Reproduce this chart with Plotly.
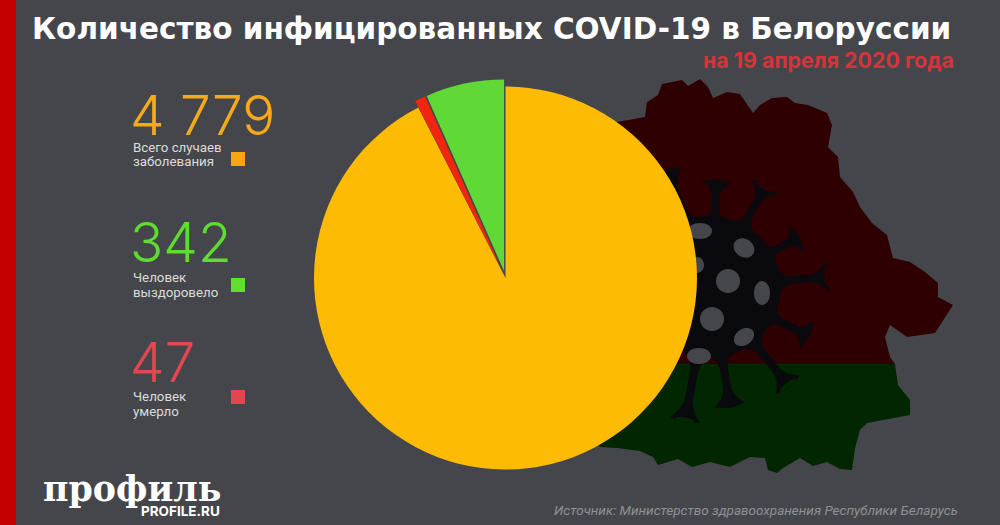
import math
import plotly.graph_objects as go

W = 1000
H = 525

# pie data
slice_names = ["Всего случаев заболевания", "Человек умерло", "Человек выздоровело"]
slice_values = [4779, 47, 342]
slice_colors = ["#fdbb03", "#f3250f", "#60d936"]
slice_pull = [0, 0.037, 0.037]

# side legend
big_numbers = ["4 779", "342", "47"]
big_colors = ["#f7a91c", "#5fdc30", "#e0474f"]
big_y = [115, 242, 362]
caption_lines = ["Всего случаев", "заболевания", "Человек", "выздоровело", "Человек", "умерло"]
caption_y = [147, 162, 277, 292, 396, 411]
square_y = [159, 285, 397]
square_colors = ["#fca50f", "#5fe02a", "#e2474d"]

# map outline, in reference pixels
map_red = [(617, 122), (645, 117), (647, 102), (658, 95), (662, 84), (682, 80), (688, 86), (700, 79),
           (708, 87), (713, 98), (727, 92), (740, 94), (753, 113), (760, 105), (772, 98), (787, 97),
           (795, 103), (808, 105), (827, 113), (832, 125), (828, 147), (838, 157), (840, 177),
           (853, 192), (860, 207), (872, 223), (887, 235), (893, 258), (910, 262), (925, 272),
           (938, 283), (938, 297), (953, 305), (935, 333), (907, 337), (890, 325), (885, 337),
           (890, 357), (895, 364), (620, 364), (600, 250)]
map_green = [(895, 364), (898, 385), (910, 400), (910, 415), (867, 423), (860, 430), (855, 448),
             (852, 470), (840, 469), (827, 462), (813, 466), (800, 458), (783, 468), (777, 473),
             (768, 470), (765, 458), (750, 457), (730, 467), (710, 462), (692, 467), (678, 459),
             (658, 465), (653, 457), (640, 451), (617, 448), (600, 447), (560, 400), (620, 364)]

# virus, in reference pixels
virus_center = (710, 287)
virus_radius = 71
spike_ends = [(668, 172), (717, 182), (765, 187), (797, 238), (827, 277), (807, 335), (788, 385),
              (730, 405), (685, 420)]
rim_spikes = [(765, 187, "#2f0002"), (827, 277, "#2f0002"), (788, 385, "#012600"), (685, 420, "#012600")]
spots = [(700, 231, 12, 8, 0), (744, 248, 11, 9, 35), (728, 281, 12, 12, 0), (762, 293, 8, 12, 0),
         (712, 319, 12, 12, 0), (744, 337, 11, 8, -35), (699, 356, 12, 8, 0), (697, 265, 7, 8, 0)]

BG = "#45464b"
DARK = "#09090e"


def px(x):
    return x / W


def py(y):
    return 1 - y / H


def poly_path(points):
    return "M " + " L ".join(f"{px(x):.4f},{py(y):.4f}" for x, y in points) + " Z"


def ellipse_points(cx, cy, a, b, deg):
    t = math.radians(deg)
    pts = []
    for i in range(32):
        u = 2 * math.pi * i / 32
        ex, ey = a * math.cos(u), b * math.sin(u)
        pts.append((cx + ex * math.cos(t) - ey * math.sin(t), cy + ex * math.sin(t) + ey * math.cos(t)))
    return pts


def spike_points(cx, cy, ex, ey, base):
    # stem narrows from the body and flares out into a cap at the tip
    d = math.hypot(ex - cx, ey - cy)
    ux, uy = (ex - cx) / d, (ey - cy) / d
    nx, ny = -uy, ux
    s0 = base - 6
    length = d - s0
    profile = [(0, 15), (0.18, 6), (0.3, 4), (0.72, 4), (0.85, 7), (0.95, 12), (1, 15)]
    left = [(cx + ux * (s0 + f * length) + nx * w, cy + uy * (s0 + f * length) + ny * w) for f, w in profile]
    right = [(cx + ux * (s0 + f * length) - nx * w, cy + uy * (s0 + f * length) - ny * w) for f, w in profile]
    return left + [(ex + ux * 3, ey + uy * 3)] + right[::-1]


def fill_shape(path, color):
    return dict(type="path", xref="paper", yref="paper", path=path, fillcolor=color,
                line=dict(width=0), layer="below")


def rect_shape(x0, y0, x1, y1, color):
    return dict(type="rect", xref="paper", yref="paper", x0=px(x0), x1=px(x1), y0=py(y0), y1=py(y1),
                fillcolor=color, line=dict(width=0), layer="below")


def label(text, x, y, size, color, family="Roboto", anchor="left", weight=400, style="normal"):
    return dict(text=text, x=px(x), y=py(y), xref="paper", yref="paper", xanchor=anchor, yanchor="middle",
                align=anchor, showarrow=False,
                font=dict(size=size, color=color, family=family, weight=weight, style=style))


shapes = [rect_shape(0, 0, 16, H, "#c40000")]
shapes.append(fill_shape(poly_path(map_red), "#2f0002"))
shapes.append(fill_shape(poly_path(map_green), "#012600"))

# virus body, spikes, caps
cx, cy = virus_center
shapes.append(fill_shape(poly_path(ellipse_points(cx, cy, virus_radius, virus_radius, 0)), DARK))
for ex, ey in spike_ends:
    shapes.append(fill_shape(poly_path(spike_points(cx, cy, ex, ey, virus_radius)), DARK))
for ex, ey, color in rim_spikes:
    deg = math.degrees(math.atan2(ey - cy, ex - cx)) + 90
    shapes.append(fill_shape(poly_path(ellipse_points(ex, ey, 10, 2.5, deg)), color))
for sx, sy, a, b, deg in spots:
    shapes.append(fill_shape(poly_path(ellipse_points(sx, sy, a, b, deg)), BG))

# legend squares
for y, color in zip(square_y, square_colors):
    shapes.append(rect_shape(231, y - 7, 245, y + 7, color))

annotations = [
    label("Количество инфицированных COVID-19 в Белоруссии", 30, 29, 29.5, "#ffffff", family="DejaVu Sans", weight=700),
    label("на 19 апреля 2020 года", 956, 60, 21.4, "#d5343a", family="Inter", anchor="right", weight=700),
    label("Источник: Министерство здравоохранения Республики Беларусь", 960, 510, 13.5, "#8f9095",
          anchor="right", style="italic"),
    label("профиль", 41, 488, 34.8, "#ffffff", family="DejaVu Serif", weight=700),
    label("PROFILE.RU", 222, 511, 13.5, "#ffffff", family="Inter", anchor="right", weight=700),
]
for text, y, color in zip(big_numbers, big_y, big_colors):
    annotations.append(label(text, 128, y, 55, color, family="Inter", weight=300))
for text, y in zip(caption_lines, caption_y):
    annotations.append(label(text, 131, y, 13.3, "#dcdcdc"))

# plotly shrinks the radius by the largest pull, so the domain is 2*R*(1+pull)
pie_cx, pie_cy, pie_r = 505.5, 278, 191.5
half = pie_r * (1 + max(slice_pull))
pie = go.Pie(
    labels=slice_names,
    values=slice_values,
    sort=False,
    direction="clockwise",
    rotation=0,
    pull=slice_pull,
    marker=dict(colors=slice_colors, line=dict(width=0)),
    textinfo="none",
    hoverinfo="label+value",
    showlegend=False,
    domain=dict(x=[px(pie_cx - half), px(pie_cx + half)], y=[py(pie_cy + half), py(pie_cy - half)]),
)

fig = go.Figure(data=[pie])
fig.update_layout(
    width=W,
    height=H,
    margin=dict(l=0, r=0, t=0, b=0),
    paper_bgcolor=BG,
    plot_bgcolor=BG,
    shapes=shapes,
    annotations=annotations,
)
# page body has a default margin that would push the figure off
fig.write_html("out.html", config=dict(displayModeBar=False),
               post_script="document.body.style.margin='0';document.body.style.background='#45464b';")
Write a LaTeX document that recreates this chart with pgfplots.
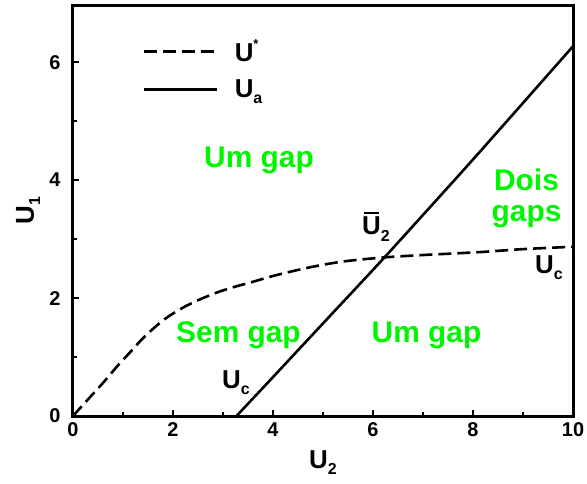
------------------------
WRITTEN EXERCISE >> Going through the entries above, report how many lines include the string "chart". The number alone is the answer.

SOLUTION TO THE EXERCISE >> 2